SBD/July 18, 2012/Media

BBC Retains U.K. Olympic Broadcast Rights Through '20 Games

BBC's Olympic coverage goes back to 1928 when it broadcast the Games on radio
The BBC has “retained the broadcast rights to the Olympic Games until the end of the decade, encompassing the next two winter and two summer Games,” according to Owen Gibson of the GUARDIAN. The BBC's association with the Olympics “goes back to 1928, when it first broadcast its radio coverage.” It has shown “every Olympics since the Rome Games of 1960 live on television in an unbroken sequence.” Although the IOC “investigated the possibility of splitting the coverage between a free-to-air broadcaster and a pay-TV operation, as is the case in Italy, the BBC was desperate to retain its exclusivity.” After last year “cutting its sports rights budget by a fifth, the BBC renegotiated its Formula One deal to save money and now shares the rights with BSkyB.” It also has “withdrawn from horse racing and cut back on darts, tennis and snooker coverage.” But the Olympics, which the BBC “will broadcast across 26 channels from London this summer, is considered a prime vehicle to demonstrate the corporation's public service role in bringing large audiences together for major events” (GUARDIAN, 7/18). The HOLLYWOOD REPORTER’s Georg Szalai notes financial terms and other bidders “weren't disclosed, but the BBC was expected to face more competition from traditional and new media and technology players for the rights.” BBC COO Dominic Coles, who negotiated the deal, said, “It’s vital that big national and international events like the Olympic Games remain free-to-air where they can be watched by the greatest number of people" (, 7/18).

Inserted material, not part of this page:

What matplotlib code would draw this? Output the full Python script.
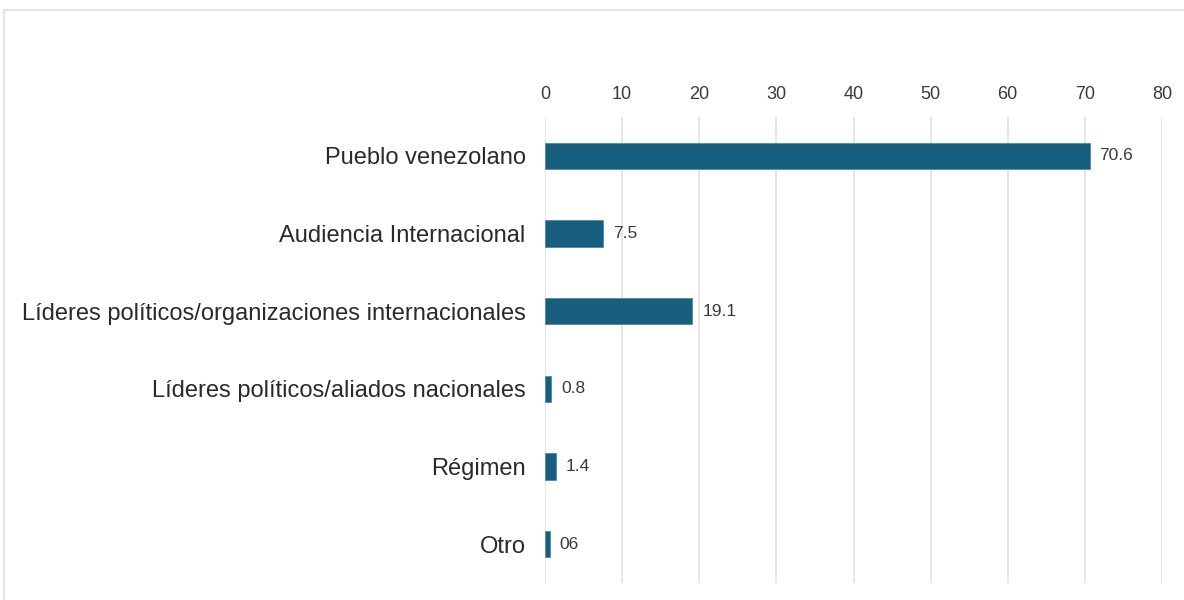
import matplotlib.pyplot as plt
from matplotlib.patches import Rectangle

categories = ['Pueblo venezolano', 'Audiencia Internacional',
              'Líderes políticos/organizaciones internacionales',
              'Líderes políticos/aliados nacionales', 'Régimen', 'Otro']
values = [70.6, 7.5, 19.1, 0.8, 1.4, 0.6]
value_labels = ['70.6', '7.5', '19.1', '0.8', '1.4', '06']
ticks = [0, 10, 20, 30, 40, 50, 60, 70, 80]

plt.rcParams['font.family'] = ['Liberation Sans', 'DejaVu Sans']

fig = plt.figure(figsize=(11.84, 6), dpi=100)
# light frame around the chart
fig.patches.append(Rectangle((4 / 1184, -0.1), 1.1, 1 - 10 / 600 + 0.1,
                             transform=fig.transFigure, fill=False,
                             edgecolor='#e4e4e4', linewidth=1.5))

ax = fig.add_axes([545 / 1184, 17 / 600, 617 / 1184, 466 / 600])
y = range(len(categories))
ax.barh(y, values, height=0.34, color='#175e7f', edgecolor='#4f8aa8',
        linewidth=0.6, zorder=3)

for yi, v, lab in zip(y, values, value_labels):
    ax.text(v + 1.3, yi, lab, va='center', ha='left', fontsize=12.5,
            color='#3a3a3a')

ax.set_xlim(0, 80)
ax.set_ylim(5.5, -0.5)
ax.set_xticks(ticks)
ax.xaxis.tick_top()
ax.tick_params(axis='x', length=0, pad=10, labelsize=13, labelcolor='#3a3a3a')
ax.set_yticks(list(y))
ax.set_yticklabels(categories)
ax.tick_params(axis='y', length=0, pad=14, labelsize=17, labelcolor='#2a2a2a')
ax.grid(axis='x', color='#e2e2e2', linewidth=1.2, zorder=0)
for s in ax.spines.values():
    s.set_visible(False)

fig.savefig('out.png', dpi=100)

THE GAME PLAN: The GUARDIAN’s Josh Halliday noted the BBC will “send 765 staff to cover the Olympic games in London,” and the amount is “an increase on the 493 people the broadcaster sent to the Beijing Olympics in 2008.” BBC Sport Head of Major Events Dave Gordon said, "I look on it as a reminder of how passionately the audience cares what the BBC does and the way we do it. We've a hard-earned reputation for doing the Olympics well." The BBC is “turning BBC1 and BBC3 into its flagship Olympics channels, with BBC1 showing wall-to-wall coverage of the games except for traditional news bulletins.” Gordon said that he was “confident the BBC would not face the kind of criticism it attracted for its coverage of the Queen's Diamond Jubilee, but admitted the broadcaster will get nervous if Team GB's medal haul did not match expectations” (GUARDIAN, 7/17).